The rest of the story is too well-known. After the fervor of the 1930s -- the "Paretian revival" as we have chosen to call it -- Neoclassical theory managed to displace virtually all other theories and approaches from economics. Thus, the "Marginalist Revolution" was not something that just happened in the 1870s, but, in fact, it took at least six decades to entrench itself. Cheekily, some historians have preferred to call the early period merely the "Marginalist Insurrection".

Some would argue it took even longer to attain its monopoly over the economics profession.

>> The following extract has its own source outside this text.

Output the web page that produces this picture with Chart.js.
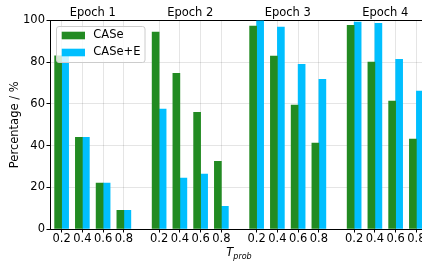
<!DOCTYPE html>
<html>
<head>
<meta charset="utf-8">
<script src="https://cdn.jsdelivr.net/npm/chart.js@4.4.1/dist/chart.umd.min.js"></script>
<style>
  html, body { margin: 0; padding: 0; background: #fff; overflow: hidden; width: 422px; height: 262px; }
  #wrap { width: 440px; height: 262px; }
</style>
</head>
<body>
<div id="wrap"><canvas id="c" width="440" height="262"></canvas></div>
<script>
// ---- data ----
const epochs = ['Epoch 1', 'Epoch 2', 'Epoch 3', 'Epoch 4'];
const tProb = ['0.2', '0.4', '0.6', '0.8'];
const seriesNames = ['CASe', 'CASe+E'];
const caseValues  = [83, 44, 22, 9,   94.4, 74.7, 56.0, 32.5,   97.3, 82.9, 59.4, 41.2,   97.7, 80.0, 61.3, 43.1];
const caseEValues = [83, 44, 22, 9,   57.5, 24.4, 26.4, 10.9,   100, 96.8, 79.0, 71.8,    99.2, 98.7, 81.4, 66.1];
const yTicks = [0, 20, 40, 60, 80, 100];

// ---- layout constants ----
const GROUP_STEP = 4.7;
const X_MIN = -0.56;
const X_MAX = (epochs.length - 1) * GROUP_STEP + (tProb.length - 1) + 0.56;

const xPos = [];
epochs.forEach((e, g) => tProb.forEach((t, i) => xPos.push(g * GROUP_STEP + i)));
const groupCenters = epochs.map((e, g) => g * GROUP_STEP + (tProb.length - 1) / 2);

const FONT = 'DejaVu Sans';
const FS = 11.5;
const colors = ['#228B22', '#00BFFF'];

const legendPlugin = {
  id: 'insideLegend',
  afterDatasetsDraw(chart) {
    const ctx = chart.ctx;
    const x0 = 56.5, y0 = 26.5, w = 88.5, h = 36;
    ctx.save();
    ctx.beginPath();
    ctx.roundRect(x0, y0, w, h, 2.5);
    ctx.fillStyle = 'rgba(255,255,255,0.8)';
    ctx.fill();
    ctx.strokeStyle = '#cccccc';
    ctx.lineWidth = 1;
    ctx.stroke();
    chart.data.datasets.forEach((ds, k) => {
      const cy = 35.5 + k * 17;
      ctx.fillStyle = ds.backgroundColor;
      ctx.fillRect(61.7, cy - 3.8, 23.3, 7.6);
      ctx.fillStyle = '#000';
      ctx.font = FS + 'px "' + FONT + '"';
      ctx.textBaseline = 'middle';
      ctx.textAlign = 'left';
      ctx.fillText(ds.label, 93.3, cy);
    });
    ctx.restore();
  }
};

const xTitlePlugin = {
  id: 'xTitle',
  afterDraw(chart) {
    const ctx = chart.ctx;
    const a = chart.chartArea;
    ctx.save();
    ctx.fillStyle = '#000';
    ctx.textBaseline = 'alphabetic';
    ctx.textAlign = 'left';
    ctx.font = 'italic ' + FS + 'px "' + FONT + '"';
    const tw = ctx.measureText('T').width;
    ctx.font = 'italic 8px "' + FONT + '"';
    const sw = ctx.measureText('prob').width;
    const cx = (a.left + a.right) / 2;
    const x = cx - (tw + sw) / 2;
    ctx.font = 'italic ' + FS + 'px "' + FONT + '"';
    ctx.fillText('T', x, 256);
    ctx.font = 'italic 8px "' + FONT + '"';
    ctx.fillText('prob', x + tw, 258.5);
    ctx.restore();
  }
};

const noPad = s => { s.paddingLeft = 0; s.paddingRight = 0; s.paddingTop = 0; s.paddingBottom = 0; };

new Chart(document.getElementById('c'), {
  type: 'bar',
  data: {
    datasets: [
      { label: seriesNames[0], data: caseValues.map((v, k) => ({ x: xPos[k], y: v })), backgroundColor: colors[0], borderWidth: 0, barThickness: 7, xAxisID: 'x', yAxisID: 'y' },
      { label: seriesNames[1], data: caseEValues.map((v, k) => ({ x: xPos[k], y: v })), backgroundColor: colors[1], borderWidth: 0, barThickness: 7, xAxisID: 'x', yAxisID: 'y' }
    ]
  },
  options: {
    responsive: false,
    devicePixelRatio: 1,
    animation: false,
    layout: { padding: { left: 0, right: 12, top: 0, bottom: 0 } },
    plugins: { legend: { display: false }, tooltip: { enabled: false } },
    scales: {
      x: {
        type: 'linear',
        position: 'bottom',
        offset: false,
        min: X_MIN, max: X_MAX,
        afterBuildTicks: s => { s.ticks = xPos.map(v => ({ value: v })); },
        afterFit: s => { s.height = 33; noPad(s); },
        ticks: {
          autoSkip: false, maxRotation: 0, minRotation: 0, padding: 0,
          color: '#000', font: { family: FONT, size: FS },
          callback: (v, i) => tProb[i % tProb.length]
        },
        grid: { color: 'rgba(0,0,0,0.1)', tickColor: '#000', tickLength: 3.5, offset: false },
        border: { display: true, color: '#000', width: 1 }
      },
      xTop: {
        type: 'linear',
        position: 'top',
        offset: false,
        min: X_MIN, max: X_MAX,
        afterBuildTicks: s => { s.ticks = groupCenters.map(v => ({ value: v })); },
        afterFit: s => { s.height = 20.5; noPad(s); },
        ticks: {
          autoSkip: false, maxRotation: 0, minRotation: 0, padding: 0.5,
          color: '#000', font: { family: FONT, size: FS },
          callback: (v, i) => epochs[i]
        },
        grid: { display: false, drawTicks: false, drawOnChartArea: false, offset: false },
        border: { display: true, color: '#000', width: 1 }
      },
      y: {
        type: 'linear',
        position: 'left',
        min: 0, max: 100,
        afterBuildTicks: s => { s.ticks = yTicks.map(v => ({ value: v })); },
        afterFit: s => { s.width = 50; noPad(s); },
        ticks: { padding: 1.5, color: '#000', font: { family: FONT, size: FS } },
        grid: { color: 'rgba(0,0,0,0.1)', tickColor: '#000', tickLength: 3.5 },
        border: { display: true, color: '#000', width: 1 },
        title: { display: true, text: 'Percentage / %', color: '#000', font: { family: FONT, size: FS }, padding: { top: 8.1, bottom: 0 } }
      }
    }
  },
  plugins: [legendPlugin, xTitlePlugin]
});
</script>
</body>
</html>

At least four other important paradigmatic challenges were hatched during the 20th Century which slowed down the Neoclassical ascendancy or at least prevented its complete dominance:  Monopolistic Competition, the Keynesian Revolution, Classical-Sraffian counter-revolution and the rise of Game Theory. By the 1980s, the first three had been "beaten back" by the Neoclassicals with different degrees of success; Game Theory, however, has proven to be a far more resilient beast and might conceivably yet undo considerable parts of Neoclassical theory, and perhaps the Marginalist Revolution as a whole, in the future.